-- Start of Source excerpt --

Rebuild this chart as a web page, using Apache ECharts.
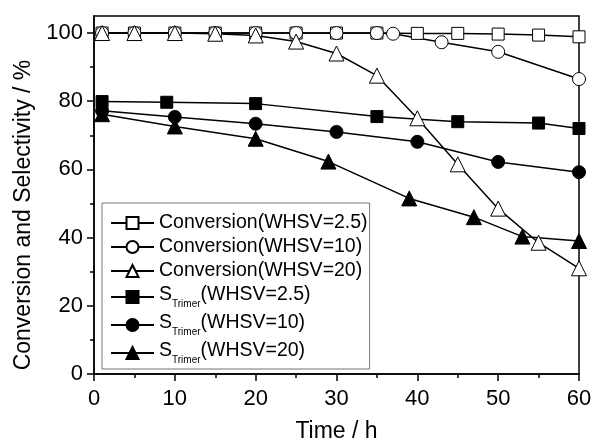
<!DOCTYPE html>
<html>
<head>
<meta charset="utf-8">
<script src="https://cdn.jsdelivr.net/npm/echarts@6/dist/echarts.min.js"></script>
<style>
html,body{margin:0;padding:0;background:#fff;}
#chart{width:594px;height:441px;}
</style>
</head>
<body>
<div id="chart"></div>
<script>
// ---- data ----
var conv25Time = [1, 5, 10, 15, 20, 25, 30, 35, 40, 45, 50, 55, 60];
var conv25Vals = [100, 100, 100, 100, 100, 100, 100, 100, 99.9, 99.9, 99.7, 99.4, 98.9];

var conv10Time = [1, 5, 10, 15, 20, 25, 30, 35, 37, 43, 50, 60];
var conv10Vals = [100, 100, 100, 100, 100, 100, 100, 100, 99.8, 97.3, 94.5, 86.5];

var conv20Time = [1, 5, 10, 15, 20, 25, 30, 35, 40, 45, 50, 55, 60];
var conv20Vals = [100, 100, 100, 99.8, 99.3, 97.5, 94, 87.5, 75, 61.5, 48.5, 38.5, 31];

var sel25Time = [1, 9, 20, 35, 45, 55, 60];
var sel25Vals = [79.9, 79.7, 79.3, 75.5, 74, 73.6, 72];

var sel10Time = [1, 10, 20, 30, 40, 50, 60];
var sel10Vals = [77.2, 75.4, 73.4, 71, 68.1, 62.2, 59.2];

var sel20Time = [1, 10, 20, 29, 39, 47, 53, 60];
var sel20Vals = [76.2, 72.6, 69, 62.3, 51.5, 46, 40.3, 39];

var seriesNames = ['Conversion(WHSV=2.5)', 'Conversion(WHSV=10)', 'Conversion(WHSV=20)',
                   'S_Trimer(WHSV=2.5)', 'S_Trimer(WHSV=10)', 'S_Trimer(WHSV=20)'];
var xTicks = [0, 10, 20, 30, 40, 50, 60];
var yMajorTicks = [0, 20, 40, 60, 80, 100];
var yMinorTicks = [10, 30, 50, 70, 90];
var xTitle = 'Time / h';
var yTitle = 'Conversion and Selectivity / %';

// ---- chart ----
var FONT = '"Liberation Sans", Arial, sans-serif';
function pairs(t, v) { return t.map(function (x, i) { return [x, v[i]]; }); }

function mk(name, t, v, symbol, size, open) {
  return {
    name: name, type: 'line', data: pairs(t, v),
    symbol: symbol, symbolSize: size,
    showAllSymbol: true,
    lineStyle: { color: '#000', width: 1.5 },
    itemStyle: open ? { color: '#fff', borderColor: '#000', borderWidth: 1 } : { color: '#000', borderColor: '#000', borderWidth: 1 },
    emphasis: { disabled: true },
    z: 2
  };
}

var chart = echarts.init(document.getElementById('chart'), null, { renderer: 'canvas' });
chart.setOption({
  animation: false,
  backgroundColor: '#fff',
  grid: { left: 94, right: 15, top: 16, bottom: 67, containLabel: false, outerBoundsMode: 'none',
          show: true, borderColor: '#000', borderWidth: 1.5, backgroundColor: 'transparent' },
  xAxis: {
    type: 'value', min: xTicks[0], max: xTicks[xTicks.length - 1], interval: 10,
    name: xTitle, nameLocation: 'middle', nameGap: 46,
    nameTextStyle: { fontFamily: FONT, fontSize: 23, color: '#000' },
    axisLine: { show: true, lineStyle: { color: '#000', width: 1.5 } },
    axisTick: { show: true, length: 7, lineStyle: { color: '#000', width: 1.5 } },
    minorTick: { show: true, splitNumber: 2, length: 4, lineStyle: { color: '#000', width: 1.5 } },
    axisLabel: { fontFamily: FONT, fontSize: 22, color: '#000', margin: 14 },
    splitLine: { show: false }
  },
  yAxis: [{
    type: 'value', min: 0, max: 105, position: 'left',
    name: yTitle, nameLocation: 'middle', nameGap: 58,
    nameTextStyle: { fontFamily: FONT, fontSize: 23, color: '#000', padding: [0, 40, 0, 0] },
    axisLine: { show: true, lineStyle: { color: '#000', width: 1.5 } },
    axisTick: { show: true, length: 7, customValues: yMajorTicks, lineStyle: { color: '#000', width: 1.5 } },
    axisLabel: { fontFamily: FONT, fontSize: 22, color: '#000', margin: 11, customValues: yMajorTicks },
    splitLine: { show: false }
  }, {
    type: 'value', min: 0, max: 105, position: 'left',
    axisLine: { show: false },
    axisTick: { show: true, length: 4, customValues: yMinorTicks, lineStyle: { color: '#000', width: 1.5 } },
    axisLabel: { show: false },
    splitLine: { show: false }
  }],
  legend: {
    orient: 'vertical', left: 102, top: 203,
    padding: [10, 2, 4, 8], itemGap: 4,
    itemWidth: 43, itemHeight: 15,
    borderColor: '#777', borderWidth: 1, backgroundColor: '#fff',
    data: seriesNames,
    textStyle: {
      fontFamily: FONT, fontSize: 19.5, color: '#000',
      rich: {
        n: { fontFamily: FONT, fontSize: 19.5, color: '#000', verticalAlign: 'top' },
        s: { fontFamily: FONT, fontSize: 10, color: '#000', verticalAlign: 'top', padding: [14, 0, 0, 0] }
      }
    },
    formatter: function (name) {
      if (name.indexOf('S_Trimer') === 0) {
        return '{n|S}{s|Trimer}{n|' + name.slice(8) + '}';
      }
      return '{n|' + name + '}';
    },
    z: 10
  },
  series: [
    mk(seriesNames[0], conv25Time, conv25Vals, 'rect', 12, true),
    mk(seriesNames[1], conv10Time, conv10Vals, 'circle', 13, true),
    mk(seriesNames[2], conv20Time, conv20Vals, 'triangle', 15, true),
    mk(seriesNames[3], sel25Time, sel25Vals, 'rect', 12, false),
    mk(seriesNames[4], sel10Time, sel10Vals, 'circle', 13, false),
    mk(seriesNames[5], sel20Time, sel20Vals, 'triangle', 15, false)
  ]
});
</script>
</body>
</html>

-- End of Source excerpt --

■ What needs to be done:
Quote, exactly and only, the lines from the first line of the data above through the line containing "function pairs(t, v)". The pictures do not belong in it.

■ Output of the task:
Rebuild this chart as a web page, using Apache ECharts.
<!DOCTYPE html>
<html>
<head>
<meta charset="utf-8">
<script src="https://cdn.jsdelivr.net/npm/echarts@6/dist/echarts.min.js"></script>
<style>
html,body{margin:0;padding:0;background:#fff;}
#chart{width:594px;height:441px;}
</style>
</head>
<body>
<div id="chart"></div>
<script>
// ---- data ----
var conv25Time = [1, 5, 10, 15, 20, 25, 30, 35, 40, 45, 50, 55, 60];
var conv25Vals = [100, 100, 100, 100, 100, 100, 100, 100, 99.9, 99.9, 99.7, 99.4, 98.9];

var conv10Time = [1, 5, 10, 15, 20, 25, 30, 35, 37, 43, 50, 60];
var conv10Vals = [100, 100, 100, 100, 100, 100, 100, 100, 99.8, 97.3, 94.5, 86.5];

var conv20Time = [1, 5, 10, 15, 20, 25, 30, 35, 40, 45, 50, 55, 60];
var conv20Vals = [100, 100, 100, 99.8, 99.3, 97.5, 94, 87.5, 75, 61.5, 48.5, 38.5, 31];

var sel25Time = [1, 9, 20, 35, 45, 55, 60];
var sel25Vals = [79.9, 79.7, 79.3, 75.5, 74, 73.6, 72];

var sel10Time = [1, 10, 20, 30, 40, 50, 60];
var sel10Vals = [77.2, 75.4, 73.4, 71, 68.1, 62.2, 59.2];

var sel20Time = [1, 10, 20, 29, 39, 47, 53, 60];
var sel20Vals = [76.2, 72.6, 69, 62.3, 51.5, 46, 40.3, 39];

var seriesNames = ['Conversion(WHSV=2.5)', 'Conversion(WHSV=10)', 'Conversion(WHSV=20)',
                   'S_Trimer(WHSV=2.5)', 'S_Trimer(WHSV=10)', 'S_Trimer(WHSV=20)'];
var xTicks = [0, 10, 20, 30, 40, 50, 60];
var yMajorTicks = [0, 20, 40, 60, 80, 100];
var yMinorTicks = [10, 30, 50, 70, 90];
var xTitle = 'Time / h';
var yTitle = 'Conversion and Selectivity / %';

// ---- chart ----
var FONT = '"Liberation Sans", Arial, sans-serif';
function pairs(t, v) { return t.map(function (x, i) { return [x, v[i]]; }); }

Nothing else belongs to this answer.